Depuis des siècles, la surdité a suscité des réflexions variées, oscillant entre méconnaissance et admiration. La capacité des personnes sourdes à communiquer par le geste et l'expression corporelle a inspiré des penseurs, philosophes et artistes, qui ont reconnu la richesse et la profondeur de ces formes de communication non verbale.
Platon (427-347 avant J.-C.)
Dans Le Cratyle, Platon imagine comment communiquer sans voix ni langue. Il conclut que, comme les personnes sourdes, nous utiliserions naturellement nos mains et nos corps pour nous exprimer.
Aristote (384-322 avant J.-C.)
Dans Histoire des animaux, Aristote affirme que les sourds de naissance sont muets, reflétant la méconnaissance de son époque sur les langues des signes et leurs capacités.
Saint Augustin (354-430)
Dans De Magistro, Saint Augustin décrit comment les sourds utilisent leur corps pour poser des questions et exprimer des concepts abstraits, reconnaissant ainsi la richesse des gestes.

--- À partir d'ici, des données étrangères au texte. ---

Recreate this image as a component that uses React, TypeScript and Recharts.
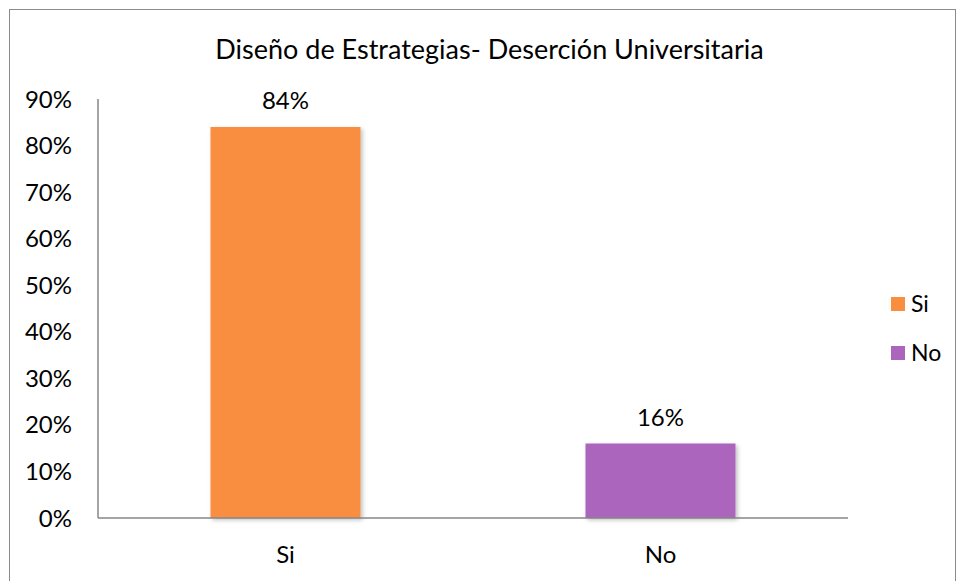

François Rabelais (1494-1553)
Dans Tiers Livre, Rabelais évoque la croyance selon laquelle « celui qui n’a jamais entendu ne peut parler », reflétant les perceptions historiques limitées de la surdité.
Léonard de Vinci (1452-1519)
Dans son Traité de la peinture, Léonard de Vinci admire la maîtrise des sourds dans l’art de communiquer par gestes et mouvements, qu’il considère comme un art supérieur.
Michel de Montaigne (1533-1592)
Dans ses Essais, Montaigne reconnaît que les sourds savent argumenter et raconter des histoires par signes, montrant que ces gestes constituent une langue complète.
Jérôme Cardan (1501-1576)
Cardan affirme que les sourds-muets possèdent une intelligence égale à celle des entendants et peuvent réussir dans tous les domaines, une vision révolutionnaire pour son époque.
Victor Hugo (1802-1885)
Victor Hugo, dans Notre-Dame de Paris, célèbre la langue des signes et les capacités des sourds à communiquer avec profondeur et poésie. Défenseur des droits humains, il exprime dans son œuvre une idée marquante :
"Qu'importe la surdité de l'oreille, quand l'esprit entend. La seule surdité réelle, la surdité incurable, c'est celle de l'intelligence."
Cette citation incarne parfaitement sa reconnaissance de la richesse intellectuelle et culturelle des Sourds. En intégrant leur monde intérieur dans ses récits, Hugo plaide pour une société plus inclusive et respectueuse. Il est ainsi l’un des premiers écrivains à reconnaître publiquement la profondeur et la valeur de la culture sourde, posant les bases d’une réflexion moderne sur l’inclusion.
Au-delà des gestes, une langue à part entière :
La communication non verbale est bien plus qu’une alternative à la parole : c’est une langue complète, riche et nuancée. Depuis des siècles, des penseurs tels que Platon, Saint Augustin ou Léonard de Vinci ont reconnu la puissance des gestes et des signes pour transmettre idées, émotions et savoirs.
L’abbé de l’Épée a donné vie à cette compréhension en structurant l’éducation des Sourds, plaçant leurs gestes au cœur de l’apprentissage et de la citoyenneté. Son œuvre a légitimé une langue qui transcende les barrières, offrant à des milliers de personnes la possibilité d’être comprises et entendues.
Son héritage nous rappelle que la communication dépasse les mots. Elle est un pont qui unit les individus, permettant à chacun de trouver sa place dans une société plus inclusive et respectueuse de toutes les formes d’expression.
Références :
Platon, Le Cratyle, XXXIV, 422d-423b, Garnier, 1967.
Aristote, Histoire des animaux, Livre IV, chapitre 9.
Saint Augustin, De Magistro, chapitre 3.
François Rabelais, Tiers Livre, chapitre XIX.
Léonard de Vinci, Traité de la peinture, traduction française de 1910, chapitre 15, p. 163-173.
Michel de Montaigne, Essais, Livre II, chapitre 12.
Jérôme Cardan, De utilitate ex adversis capienda, Livre II, chapitre 7, Lyon, 1663.